Kamath divides the book into three sections. The first part focuses on the varieties of Indo-American contact from the American Revolution to Indian independence. Dominated by intellectual adventurers and social reformers, the narrative prominently features the likes of Emerson, Thoreau, Ram Roy, Eliot, Vivekananda, Gandhi, and Martin Luther King, while giving less attention to figures more concerned with the relative price of cotton, tea, or ice. The middle section leaves the realm of moral absolutes, and concentrates on practical issues of foreign policy and international diplomacy during the second half of the twentieth century. Here Kamath offers a lively and incisive analysis of U.S. presidential politics. George Bush (the elder) earns high marks as the American chief executive “probably most knowledgeable of south Asian affairs” (207). Clinton’s record receives only light scrutiny. The section’s chapter on artistic exchange documents India’s profound impact on high and popular culture in the U.S. Sport, however, remains the one area where Indians and Americans have virtually no contact. In its final section, the book explores the Indian immigrant experience in America. Charting the story from the first indentured laborers of the late eighteenth century to the most recent entrepreneurs of the computer age, Kamath shows how the Indian community in America has creatively faced a wide range of religious, ethnic, social, and economic challenges, including, of course, the ongoing struggle to define the meaning of Indian-American identity.

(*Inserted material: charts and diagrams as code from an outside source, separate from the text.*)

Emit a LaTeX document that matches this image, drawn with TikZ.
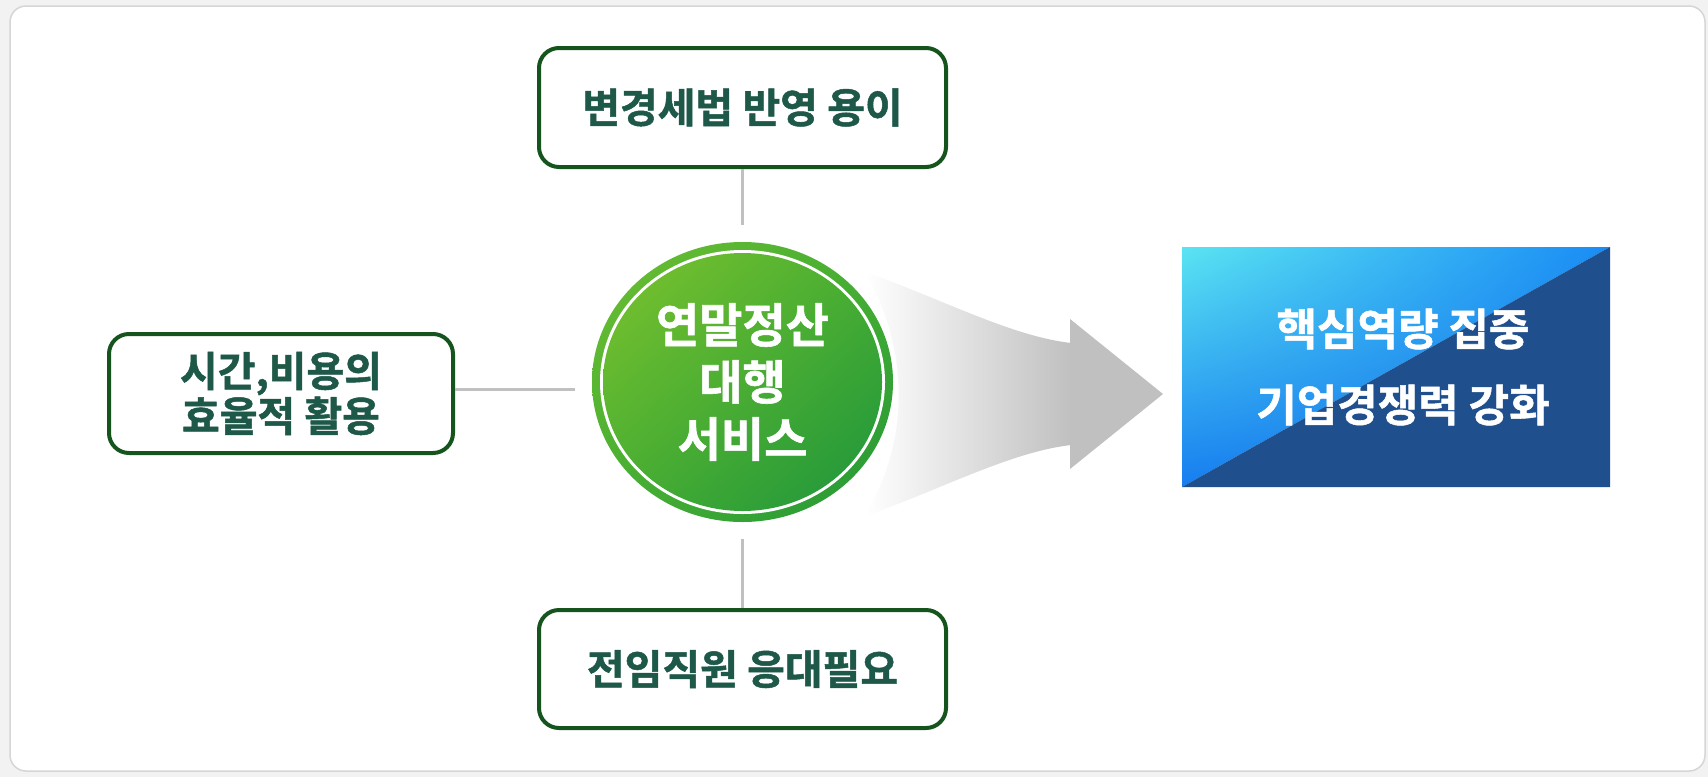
\documentclass[tikz,border=0pt]{standalone}
\usepackage{fontspec}
\newfontfamily\kr{Noto Sans CJK KR Bold}[FakeBold=1.2]
\usetikzlibrary{shapes.geometric,shadings}
\definecolor{bg}{RGB}{242,242,242}
\definecolor{panelgray}{RGB}{214,214,214}
\definecolor{boxgreen}{RGB}{22,84,30}
\definecolor{txtgreen}{RGB}{30,88,72}
\definecolor{linegray}{RGB}{192,192,192}
\definecolor{arrowgray}{RGB}{192,192,192}
\definecolor{navy}{RGB}{31,79,140}
\definecolor{ringUL}{RGB}{110,190,50}
\definecolor{ringUR}{RGB}{70,175,50}
\definecolor{ringLR}{RGB}{35,150,55}
\definecolor{inUL}{RGB}{125,195,45}
\definecolor{inM}{RGB}{72,174,50}
\definecolor{inLR}{RGB}{28,148,60}
\definecolor{blUL}{RGB}{90,228,242}
\definecolor{blUR}{RGB}{25,140,245}
\definecolor{blLL}{RGB}{22,125,240}
\definecolor{blLR}{RGB}{20,110,230}
\begin{document}
\begin{tikzpicture}[x=1pt,y=-1pt,
  box/.style={draw=boxgreen, line width=4pt, rounded corners=20pt, fill=white, text=txtgreen,
    font=\kr\fontsize{41}{45}\selectfont, align=center, inner sep=0pt},
  link/.style={draw=linegray, line width=3pt}]
\useasboundingbox (0,0) rectangle (1708,777);
\fill[bg] (0,0) rectangle (1708,777);
\filldraw[fill=white, draw=panelgray, line width=1.5pt, rounded corners=16pt] (10,6) rectangle (1705,771);

% boxes
\node[box, minimum width=407pt, minimum height=119pt] (top) at (742.5,107.5) {변경세법 반영 용이};
\node[box, minimum width=344pt, minimum height=119pt] (left) at (281,393.5) {시간,비용의\\효율적 활용};
\node[box, minimum width=407pt, minimum height=118pt] (bottom) at (742.5,669) {전임직원 응대필요};

% gray arrow
\shade[left color=white, right color=arrowgray]
  (865,272) .. controls (940,298) and (1010,336) .. (1071,343) -- (1071,445)
  .. controls (1010,452) and (940,490) .. (865,516)
  .. controls (910,440) and (910,350) .. cycle;
\fill[arrowgray] (1070,319) -- (1163,394) -- (1070,469) -- cycle;

% circle
\coordinate (cc) at (742.5,382);
\shade[upper left=ringUL, upper right=ringUR, lower left=ringUR, lower right=ringLR]
  (cc) ellipse [x radius=150.5, y radius=140];
\fill[white] (cc) ellipse [x radius=142.5, y radius=132];
\shade[upper left=inUL, upper right=inM, lower left=inM, lower right=inLR]
  (cc) ellipse [x radius=139.5, y radius=129];
\node[ellipse, minimum width=301pt, minimum height=280pt, inner sep=0pt, outer sep=17pt,
  text=white, font=\kr\fontsize{47}{57}\selectfont, align=center] (circ) at (cc) {연말정산\\대행\\서비스};

% connectors
\draw[link] (top.south) -- (circ.north);
\draw[link] (bottom.north) -- (circ.south);
\draw[link] ([yshift=4pt]left.east) -- ([yshift=4pt]left.east -| circ.west);

% goal box
\node[minimum width=428pt, minimum height=240pt, inner sep=0pt, outer sep=0pt] (goal) at (1396,367) {};
\shade[upper left=blUL, upper right=blUR, lower left=blLL, lower right=blLR]
  (goal.north west) -- (goal.north east) -- (goal.south west) -- cycle;
\fill[navy] (goal.north east) -- (goal.south east) -- (goal.south west) -- cycle;
\node[text=white, font=\kr\fontsize{44}{76}\selectfont, align=center] (goaltext) at ([xshift=7pt]goal.center) {핵심역량 집중\\기업경쟁력 강화};
\end{tikzpicture}
\end{document}
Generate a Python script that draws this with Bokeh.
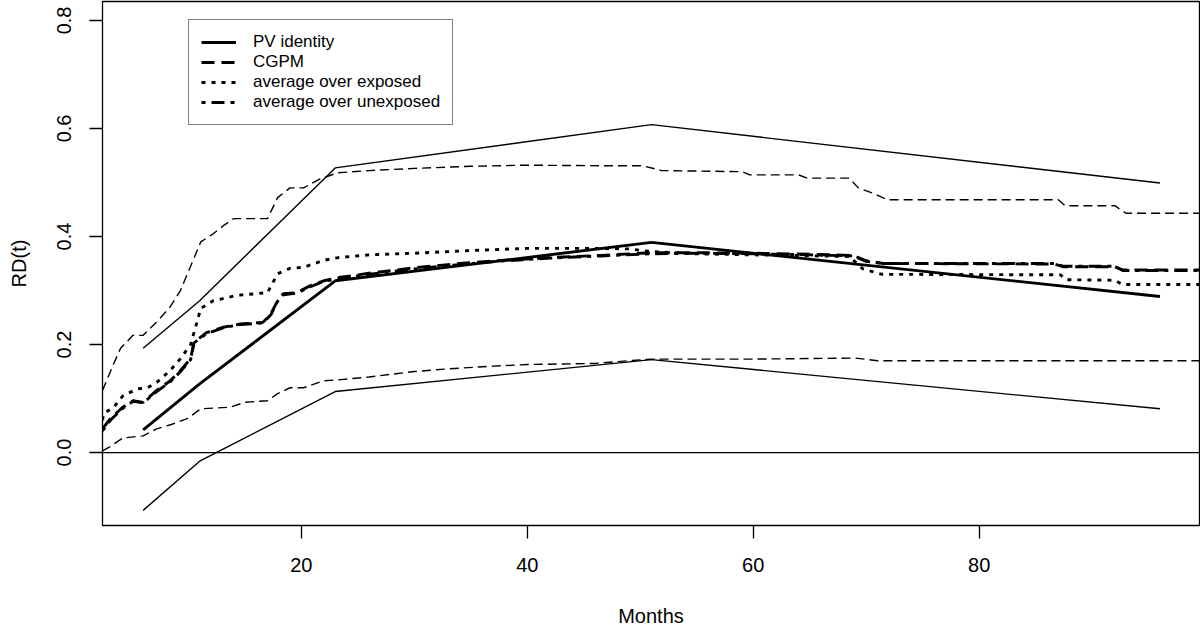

While the book makes a number of insightful contributions to the important field of Indo-American studies, it suffers from an overly journalistic approach. With its glossy pages, over-size format, and scores of photographs of uneven quality, The United States and India functions at best as an impressionistic introduction to the international relationship. The scholarship is largely derivative, the prose at times undisciplined, and the tone often uncritical, even bordering on boosterism. Inadequately documented, the book is also hobbled by editorial sloppiness. It locates South Carolina “in Tennessee” (170) and describes both Grant and Eisenhower as the “first ever American President to visit India” (162, 190). More importantly, with its almost exclusive focus on leaders and elites, it ignores decades of work in social and cultural history. Consequently, the book is not suited for an academic setting. Specialists will gain nothing from it, and students will be better served by the handful of recent, more sophisticated, publications on the topic.